A fascinating twist on archival recordings can be found in Epstein’s recent projects employing the software designed by North Carolina-based Zenph Studios. The Zenph technique allows for “re-performances” based precisely on aging originals but retooled in state-of-the-art digital sound. Epstein first worked with this software in the landmark anniversary reissue of Glenn Gould’s 1955 Goldberg Variations (Sony, SACD multichannel). He has since applied it to Art Tatum’s Piano Starts Here and the recent Rachmaninoff Plays Rachmaninoff (culled from original performances from the ’20s to the ’40s in New York and Hollywood).

Rachmaninoff à la Zenph also appears on the latest Sony crossover release featuring Joshua Bell. Epstein says that crossover, as with any genre, has its share of good and bad (and, he acknowledges, very bad). But in his work with Yo-Yo Ma and associates, the producer has tended to promote cross-pollination rather than the dumbing down of styles. Epstein grows animated when bringing up Bell’s CD, At Home with Friends, which pairs the violinist with numerous singers (including Sting and Josh Groban), instrumentalists and — thanks to Zenph — the past. One of the tracks has Bell (taking the role originally played by Kreisler) performing the slow movement of Grieg’s Third Violin Sonata in partnership with “re-performed” Rachmaninoff. “It sounds so natural to me that I’m very pleased with it,” says Epstein. “And I think the eclectic range of the album as a whole works because it’s all so beautifully played.”

Along with the rapid evolution of sound technology, Epstein is concerned with the paradoxical de-sensitization attributable to today’s all-pervasive recording media on the internet. “Kids are exposed to much more music than ever before, which is great. But it’s mostly through mp3 and other technology that has been dumbed down to present material for the masses. When I was young, we talked about hi-fi — turntables and stereo systems — the way kids now talk about computers.”
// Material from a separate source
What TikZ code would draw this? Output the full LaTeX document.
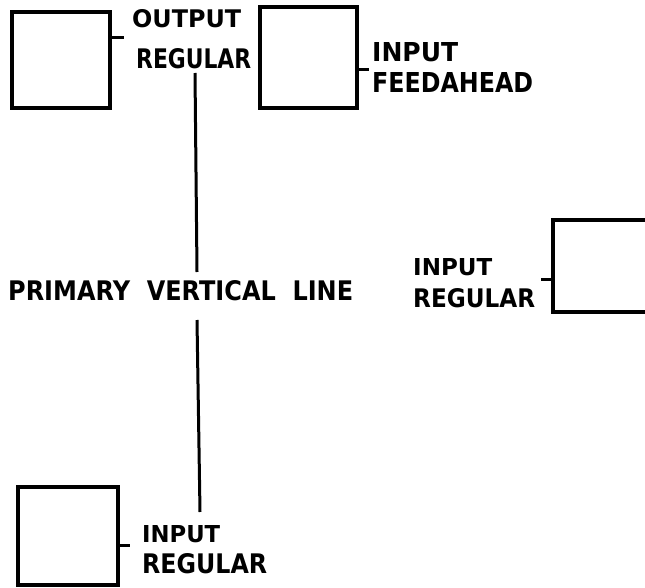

The loss is palpable. “I think the vast majority of people are not aware of the incredible ideal of recording technology that is available. The search for high-fidelity reached a peak around the turn of the century with super-audio CD, which allows for high resolution in surround sound. What I’m hoping is that with the advent of broadband throughout the world, it will become easier to download recordings of much higher quality. Perhaps this will resuscitate the era of high fidelity. After all, digital recording changed the whole playing field as it evolved. It’s a much better vehicle for music now than it was back in the early ’80s.”